The two-week-long 52nd session of the Commission on the Status of Women (CSW 52) ends today in New York.
The main focus of CSW this year was Financing for Gender Equality and the Empowerment of Women. The commission also looked at the themes of Gender Perspectives on Climate Change and Gender and HIV. In addition, it reviewed the status of implementation at national level of the recommendations on Women’s Equal Participation in Conflict Prevention, Management and Conflict Resolution and in Post-conflict Peace Building, adopted at its 48th session in 2004.
This year, as well as Australia and New Zealand, six Pacific countries sent delegations to CSW: Cook Islands, Fiji, Kiribati, Samoa, Solomon Islands and Tuvalu. This was a contrast to the poor Pacific turnout at CSW last year, when, aside from countries with permanent missions to the United Nations in New York*, only Tuvalu sent a delegation.
As in the past, SPC, in partnership with the Pacific Islands Forum Secretariat, gave support for the countries’ active participation. Linda Petersen, manager of SPC’s Human Development Programme, says there was significant top-level representation, with three cabinet ministers and four senior officials: ‘Regrettably, no delegations were represented by their finance or planning agencies – but this was the case for most delegations and is reflective of the huge amount of work there is still to do in getting gender equality issues mainstreamed into the key decision-making agencies and processes of government.’
Four Pacific non-governmental organisations (NGOs) were also present in New York.
The Pacific Islands Forum group chair and representative to the UN, Her Excellency Mrs Fekitamoeloa ’Utoikamanu, Ambassador for the Permanent Mission of the Kingdom of Tonga, says there are many benefits for countries in attending international forums such as CSW. The meeting gives countries an opportunity to share their concerns and needs as well as put forward the region’s position regarding the themes discussed.

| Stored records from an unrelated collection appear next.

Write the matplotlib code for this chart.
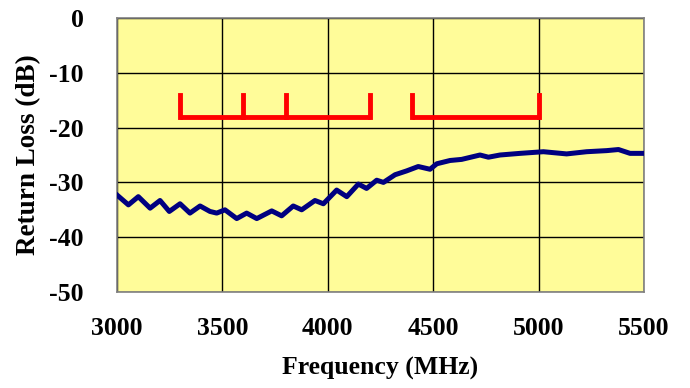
import matplotlib.pyplot as plt

# curve
freq = [3000, 3054, 3101, 3157, 3204, 3248, 3299, 3346, 3394, 3441, 3473, 3512,
        3568, 3615, 3663, 3734, 3781, 3836, 3876, 3939, 3979, 4042, 4090, 4145,
        4184, 4232, 4264, 4319, 4374, 4429, 4485, 4517, 4580, 4635, 4722, 4762,
        4817, 4912, 5023, 5133, 5228, 5323, 5379, 5434, 5497]
rl = [-32.3, -34.1, -32.6, -34.7, -33.3, -35.3, -33.9, -35.6, -34.3, -35.3, -35.6, -35.0,
      -36.6, -35.6, -36.6, -35.2, -36.1, -34.3, -35.0, -33.3, -33.9, -31.4, -32.6, -30.3,
      -31.1, -29.6, -30.0, -28.6, -27.9, -27.1, -27.6, -26.6, -26.0, -25.8, -25.0, -25.4,
      -25.0, -24.7, -24.4, -24.8, -24.4, -24.2, -24.0, -24.7, -24.7]

# band markers
band1 = [3300, 3600, 3800, 4200]
band2 = [4400, 5000]
band_y = -18
band_top = -14

plt.rcParams['font.family'] = ['Liberation Serif', 'DejaVu Serif']
plt.rcParams['font.weight'] = 'bold'
plt.rcParams['axes.unicode_minus'] = False

fig = plt.figure(figsize=(6.9, 3.88), dpi=100)
ax = fig.add_axes([0.1696, 0.2474, 0.7637, 0.7062])
ax.set_facecolor('#FFFC99')

ax.plot(freq, rl, color='#000080', lw=3.6, solid_joinstyle='round', zorder=3)

for band in (band1, band2):
    ax.plot([band[0], band[-1]], [band_y, band_y], color='red', lw=3.5,
            solid_capstyle='butt', zorder=3)
    for f in band:
        ax.plot([f, f], [band_y, band_top], color='red', lw=3.5,
                solid_capstyle='projecting', zorder=3)

ax.set_xlim(3000, 5500)
ax.set_ylim(-50, 0)
ax.set_xticks(range(3000, 5501, 500))
ax.set_yticks(range(-50, 1, 10))
ax.grid(True, color='black', lw=1)
ax.tick_params(length=0, labelsize=18.5)
ax.tick_params(axis='y', pad=24)
ax.tick_params(axis='x', pad=18)
for lab in ax.get_xticklabels() + ax.get_yticklabels():
    lab.set_fontweight('bold')
for s in ax.spines.values():
    s.set_color('#808080')
    s.set_linewidth(1.2)

ax.set_xlabel('Frequency (MHz)', fontsize=18.5, fontweight='bold', labelpad=12)
ax.set_ylabel('Return Loss (dB)', fontsize=19.5, fontweight='bold', labelpad=6)

fig.savefig('out.png', dpi=100)
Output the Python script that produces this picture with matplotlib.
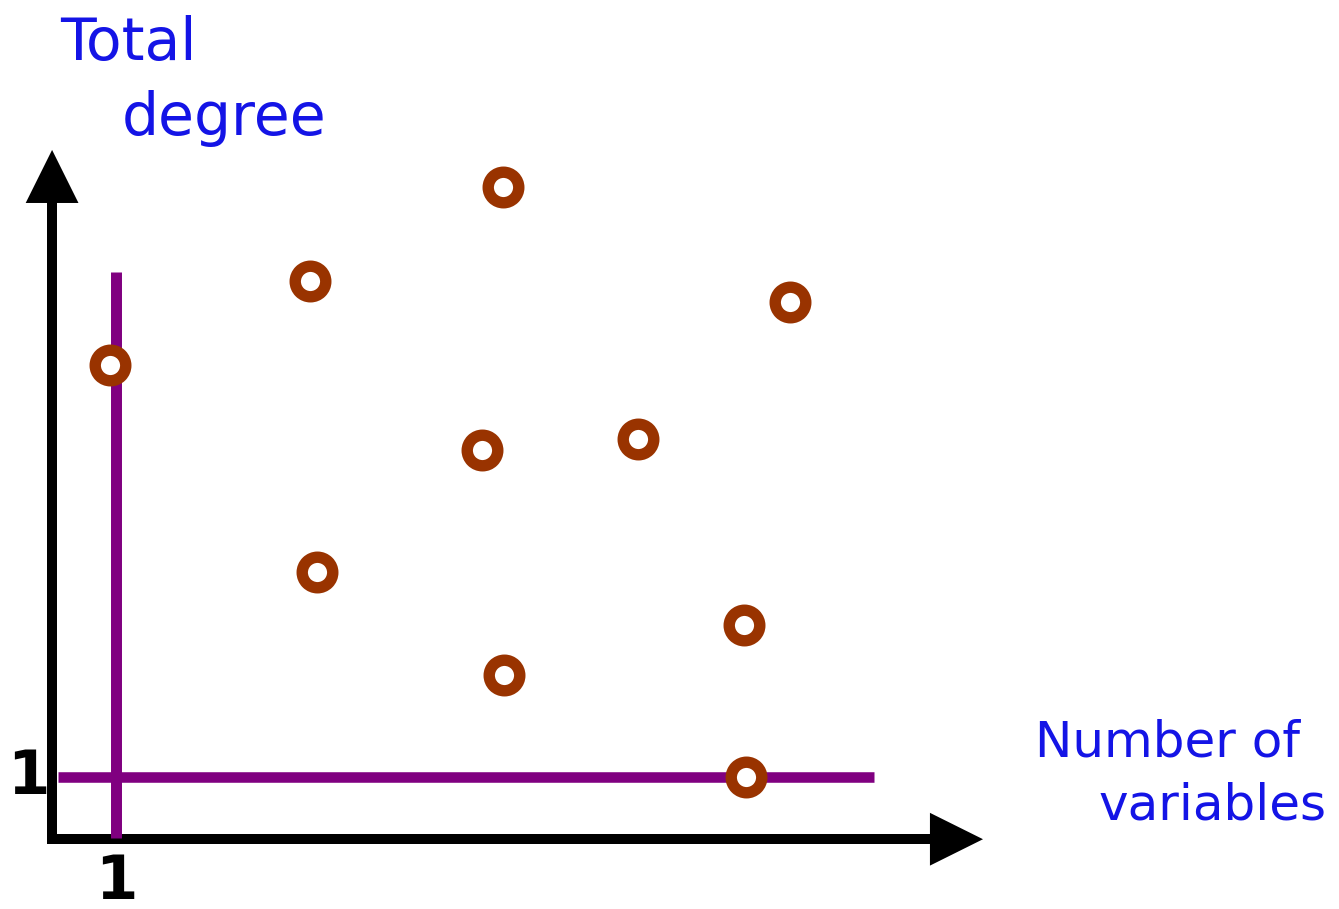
import matplotlib
matplotlib.use('Agg')
import matplotlib.pyplot as plt

# Sample polynomial systems: (number of variables, total degree)
num_vars = [0.91, 3.85, 6.69, 6.38, 8.68, 10.91, 3.96, 6.71, 10.24, 10.26]
tot_degree = [7.75, 9.13, 10.67, 6.36, 6.54, 8.79, 4.36, 2.67, 3.49, 1.0]

# Reference lines at one variable / degree one
ref_level = 1
vline_top = 9.28
hline_span = [0.15, 12.15]

axis_x0, axis_y0 = 0.06, -0.02
axis_tip_x = 13.75
axis_tip_y = 11.28

blue = '#1414e6'
purple = '#800080'
brown = '#993300'

fig = plt.figure(figsize=(13.39, 9.09), dpi=100)
ax = fig.add_axes([0, 0, 1, 1])
ax.set_xlim(-48 / 68, (1339 - 48) / 68)
ax.set_ylim((838 - 909) / 61, 838 / 61)
ax.axis('off')

# axes drawn as arrows
ax.plot([axis_x0, axis_x0, axis_tip_x - 0.6], [axis_tip_y - 0.6, axis_y0, axis_y0],
        color='black', lw=7.2, solid_joinstyle='miter', solid_capstyle='butt', zorder=2)
head = dict(arrowstyle='-|>,head_length=1.91,head_width=0.95', color='black',
            lw=0, mutation_scale=20, shrinkA=0, shrinkB=0)
ax.annotate('', xy=(axis_tip_x, axis_y0), xytext=(axis_tip_x - 1.5, axis_y0), arrowprops=head)
ax.annotate('', xy=(axis_x0, axis_tip_y), xytext=(axis_x0, axis_tip_y - 1.5), arrowprops=head)

# purple reference lines
ax.plot([ref_level, ref_level], [0, vline_top], color=purple, lw=7.9,
        solid_capstyle='butt', zorder=3)
ax.plot(hline_span, [ref_level, ref_level], color=purple, lw=7.6,
        solid_capstyle='butt', zorder=3)

# the systems
ax.plot(num_vars, tot_degree, 'o', ms=22, mfc='white', mec=brown, mew=8.2,
        ls='none', zorder=4)

# labels
ax.text(0.18, 12.75, 'Total', color=blue, fontsize=42, ha='left', va='baseline')
ax.text(1.09, 11.52, 'degree', color=blue, fontsize=42, ha='left', va='baseline')
ax.text(14.51, 1.33, 'Number of', color=blue, fontsize=36, ha='left', va='baseline')
ax.text(18.81, 0.30, 'variables', color=blue, fontsize=36, ha='right', va='baseline')

ax.text(-0.29, ref_level, '1', color='black', fontsize=44, fontweight='bold',
        ha='center', va='center')
ax.text(ref_level, -0.24, '1', color='black', fontsize=44, fontweight='bold',
        ha='center', va='top')

fig.savefig('out.png', dpi=100, facecolor='white')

‘Countries can learn from the experience of other countries in a similar situation. They can also make the most of the participation of major development partners, financing agencies and NGOs who may respond to their requirements,’ Mrs ’Utoikamanu says.
She says the role of Pacific NGOs at CSW 52 has been very important and national delegations have been collaborating closely with them: ‘We have allowed NGO representatives to review all the draft statements we have prepared.’
With regard to the theme, Mrs ’Utoikamanu says Pacific countries do not rank well: ‘We still have a long way to go in mainstreaming gender into the budgeting system across all sectors of the economy.’
A study commissioned recently by SPC in preparation for CSW 52 shows that financing for gender equality is a challenging concept for the region. Specific data on national levels of financing of gender equality activities in the Pacific are relatively poor. However, anecdotal evidence places the domestic budgetary financing of gender activities at 1 per cent or less of the total budget of most Pacific Island countries and territories.
To improve this situation, Mrs ’Utoikamanu says Pacific countries need to work with various partners: ‘In the Pacific, domestic resources are limited. Therefore, one option is to seek the assistance of development partners and the private sector. Countries also need strong engagement from NGOs.’
Following CSW 52, Mrs ’Utoikamanu says delegates need to get firm engagements from their governments regarding the meeting’s recommendations and resolutions: ‘The next step will be to raise the issues at a regional level so that national actions can be complemented by regional intervention.’
* Pacific countries and territories with permanent missions to the UN: Fiji, Marshall Islands, Federated States of Micronesia, Nauru, Palau, Papua New Guinea, Samoa, Solomon Islands, Tonga, Tuvalu and Vanuatu.
For more information please contact Tione Chinula, SPC Human Development Programme Advocacy and Communications Officer (Tel: +687 26 01 57 or e-mail
Commission on the Status of Women (CSW)
The Commission on the Status of Women (CSW) is a functional commission of the United Nations Economic and Social Council (ECOSOC), dedicated exclusively to gender equality and advancement of women. It is the principal global policy-making body. Every year, representatives of member states gather at United Nations headquarters in New York to evaluate progress on gender equality, identify challenges, set global standards and formulate concrete policies to promote gender equality and advancement of women worldwide. This year, CSW was held from 25 February to 7 March.